All too often, we see and hear from business development teams that focus only on “cheap, cheap, cheap” to win. Why? Because through what is largely tribal knowledge, this is what we’re led to believe it takes to win U.S. Government contracts.
Stop the madness! While many U.S. Government buyers are absolutely concerned with price / cost, this is not always the sole determinant of a winning bid. You do not have to just bid low to win.
FedSavvy Strategies routinely analyzes patterns of contract award decisions which has helped us better understand the overarching behavior of a U.S. Government agency as either an extremely price driven buyer (Discount Buyer) or a customer that considers the true value of a proposed solution (Value Buyer).
Let’s explore the attributes of each type of buyer.
The Discount Buyer
This buyer generally never awards a contract to a bidder with a pricing premium over 10% even when the winning bidder earns a full adjectival rating higher (or more) on all evaluation factors and subfactors vs. other bidders.
They tend to be intensely focused on only exactly what was requested and they generally ignore any added features. They tend to make decisions based on “lowest price, technically acceptable” measures no matter what the RFP states. This buyer makes you bid low to win.
Simplified attributes of the discount buyer
- This buyer generally never awards a contract to a bidder with a pricing premium over 10%
- Tendency to low price is consistent even when a bidder earns a full adjectival rating higher on all evaluation factors and subfactors vs. other bidders.
- They tend to be intensely focused on only exactly what was requested
- They generally ignore any added features.
- Decisions are driven by a “lowest price, technically acceptable” mindset no matter what the RFP states.
The Value Buyer
This buyer has more flexibility in terms of how they evaluate offers. Bidders can and do realize premiums of 10% or more vs. competitors with modestly or greatly superior technical offers. Even a few strengths can yield much greater higher prices for a bidder vs. others if agency preferences are met.
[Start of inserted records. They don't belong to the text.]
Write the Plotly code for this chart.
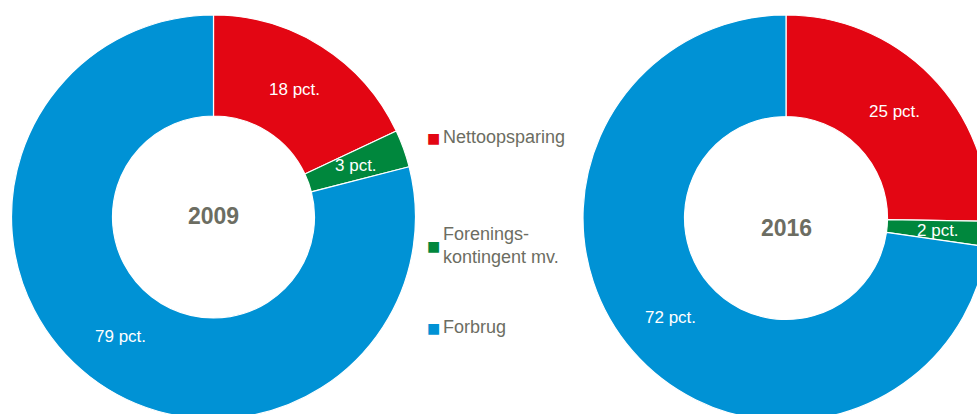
import math
import plotly.graph_objects as go

# ---- data ----
categories = ["Nettoopsparing", "Forenings-<br>kontingent mv.", "Forbrug"]
legend_labels = ["Nettoopsparing", "Forenings-<br>kontingent mv.", "Forbrug"]
years = ["2009", "2016"]
values_2009 = [18, 3, 79]
values_2016 = [25, 2, 72]
colors = ["#e30613", "#00873d", "#0092d5"]

# ---- layout (pixels) ----
W, H = 992, 422
TXT = "#6c6d62"
FONT = "Liberation Sans Narrow, Arial Narrow, Liberation Sans, Arial, sans-serif"
HOLE = 0.5

# pie boxes in pixel space: (x0, x1, ytop, ybottom)
boxes = [(11.5, 415.5, 15, 419), (583, 989, 15, 421)]
year_label_dy = [-1, 10]


def px_to_paper(x, y):
    return x / W, 1 - y / H


fig = go.Figure()
annotations = []

for vals, year, (x0, x1, yt, yb), dy in zip([values_2009, values_2016], years, boxes, year_label_dy):
    fig.add_trace(go.Pie(
        labels=categories, values=vals, hole=HOLE, sort=False,
        direction="clockwise", rotation=0,
        marker=dict(colors=colors, line=dict(color="white", width=1.2)),
        textinfo="none", hoverinfo="label+value",
        domain=dict(x=[x0 / W, x1 / W], y=[1 - yb / H, 1 - yt / H]),
        showlegend=False,
    ))
    cx, cy = (x0 + x1) / 2, (yt + yb) / 2
    R = min(x1 - x0, yb - yt) / 2
    rt = R * (1 + HOLE) / 2
    total = sum(vals)
    cum = 0
    for v in vals:
        th = 2 * math.pi * (cum + v / 2) / total
        cum += v
        px, py = px_to_paper(cx + rt * math.sin(th), cy - rt * math.cos(th))
        annotations.append(dict(x=px, y=py, xref="paper", yref="paper",
                                xanchor="center", yanchor="middle",
                                text=f"{v} pct.", showarrow=False,
                                font=dict(family=FONT, size=17, color="white")))
    px, py = px_to_paper(cx, cy + dy)
    annotations.append(dict(x=px, y=py, xref="paper", yref="paper",
                            xanchor="center", yanchor="middle",
                            text=f"<b>{year}</b>", showarrow=False,
                            font=dict(family=FONT, size=23, color=TXT)))

# legend built as text
legend_y = [137, 245, 327]
for lab, col, ly in zip(legend_labels, colors, legend_y):
    px, py = px_to_paper(425, ly + 1)
    annotations.append(dict(x=px, y=py, xref="paper", yref="paper",
                            xanchor="left", yanchor="middle",
                            text=f"<span style='color:{col}'>■</span>",
                            showarrow=False,
                            font=dict(family="DejaVu Sans", size=14)))
    px, py = px_to_paper(441, ly)
    annotations.append(dict(x=px, y=py, xref="paper", yref="paper",
                            text=lab, showarrow=False, xanchor="left", yanchor="middle",
                            align="left",
                            font=dict(family=FONT, size=18, color=TXT)))

fig.update_layout(
    width=W, height=H, margin=dict(l=0, r=0, t=0, b=0),
    paper_bgcolor="white", plot_bgcolor="white",
    annotations=annotations,
)

fig.write_html("out.html", config={"displayModeBar": False},
               post_script="document.body.style.margin='0';document.body.style.overflow='hidden';")
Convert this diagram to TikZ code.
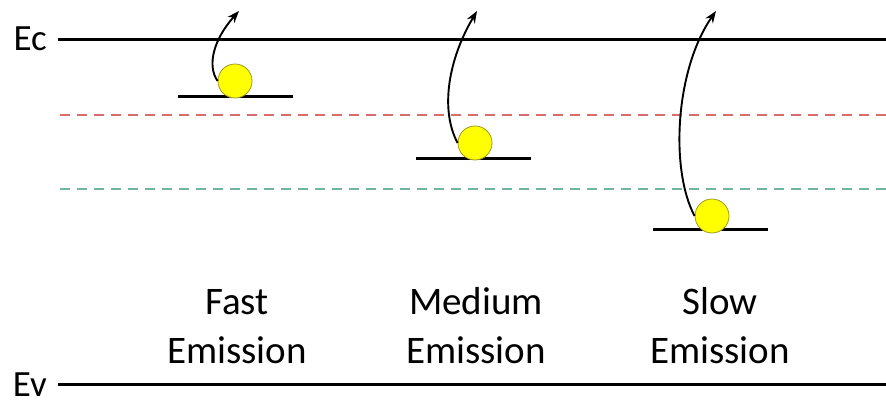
\documentclass[tikz,border=0pt]{standalone}
\usepackage{fontspec}
\setmainfont{Carlito}
\usepackage{tikz}
\usetikzlibrary{arrows.meta}
\definecolor{trapred}{HTML}{D86E6A}
\definecolor{trapteal}{HTML}{6FB5A0}
\definecolor{elyellow}{HTML}{FFFF00}
\definecolor{elrim}{HTML}{9C9A1E}

\begin{document}
\begin{tikzpicture}[x=1pt, y=-1pt,
  band/.style={line width=3pt, black},
  trapline/.style={line width=1.5pt, dash pattern=on 10pt off 7pt},
  level/.style={line width=3pt, black},
  electron/.style={circle, draw=elrim, line width=0.8pt, fill=elyellow, minimum size=34pt, inner sep=0pt},
  escape/.style={line width=1.9pt, -{Stealth[length=12pt, width=9pt]}},
  bandlabel/.style={anchor=base east, inner sep=0pt, font=\fontsize{37}{44}\selectfont},
  ratelabel/.style={anchor=base, align=center, inner sep=0pt, font=\fontsize{39}{48}\selectfont}]
  \useasboundingbox (0,0) rectangle (886,411);
  % bands and trap levels
  \node[bandlabel] (ec) at (47,51) {Ec};
  \node[bandlabel] (ev) at (47,396) {Ev};
  \draw[band] (58,40) -- (886,40);
  \draw[band] (58,385) -- (886,385);
  \draw[trapline, trapred] (60,115) -- (886,115);
  \draw[trapline, trapteal] (60,189) -- (886,189);
  \draw[level] (178,97) -- (293,97);
  \draw[level] (416,159) -- (531,159);
  \draw[level] (653,230) -- (768,230);
  % electrons
  \node[electron] (e1) at (235,81) {};
  \node[electron] (e2) at (475,143) {};
  \node[electron] (e3) at (712,216) {};
  \coordinate (t1) at (239,11);
  \coordinate (t2) at (477,11);
  \coordinate (t3) at (716,11);
  \draw[escape] (e1.west) .. controls (207,66) and (213,40) .. (t1);
  \draw[escape] (e2.west) .. controls (440,110) and (448,60) .. (t2);
  \draw[escape] (e3.west) .. controls (670,170) and (675,70) .. (t3);
  % labels
  \node[ratelabel] (fast) at (237,363) {Fast\\Emission};
  \node[ratelabel] (medium) at (476,363) {Medium\\Emission};
  \node[ratelabel] (slow) at (720,363) {Slow\\Emission};
\end{tikzpicture}
\end{document}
This buyer actually practices best value trade-off. They are more open to creativity in offers that yield true value for the agency. This does not mean a bidder will always realize a higher price, but the award trends demonstrate that this is a very real possibility. This buyer does not make you bid low to win, but competitive (not rock bottom) pricing seals the deal.
Simplified attributes of the value buyer
- This buyer has more flexibility in terms of how they evaluate offers.
- Bidders can and do realize premiums of 10% or more vs. competitors with modestly or greatly superior technical solutions.
- Even a few strengths can yield much greater higher prices.
- This buyer actually practices best value trade-off.
- This does not mean a bidder will always realize a higher price, but the award trends demonstrate that this is a very real possibility.
What does all of this mean and how do I use it?
Consider these buyer profiles as a broader understanding of how to shape your solution to optimize chances to win. Don’t go to a U.S. Government agency with some AMAZING solution if they don’t care about anything besides the basics. Of course you need to work the capture to learn about specific customer needs. Agency behavior patterns reflect the impact of policies and practices across an agency. Learn this so you can shape your solution to fit their buyer profile.
Beyond just knowing HOW to bid is should you even bother? Seriously! Why bother pursue a customer that does not fit what your business goals are? Are you dead set against competing in price? Then do not set yourself up to fail by pursuing Discount Buyers and expecting to win.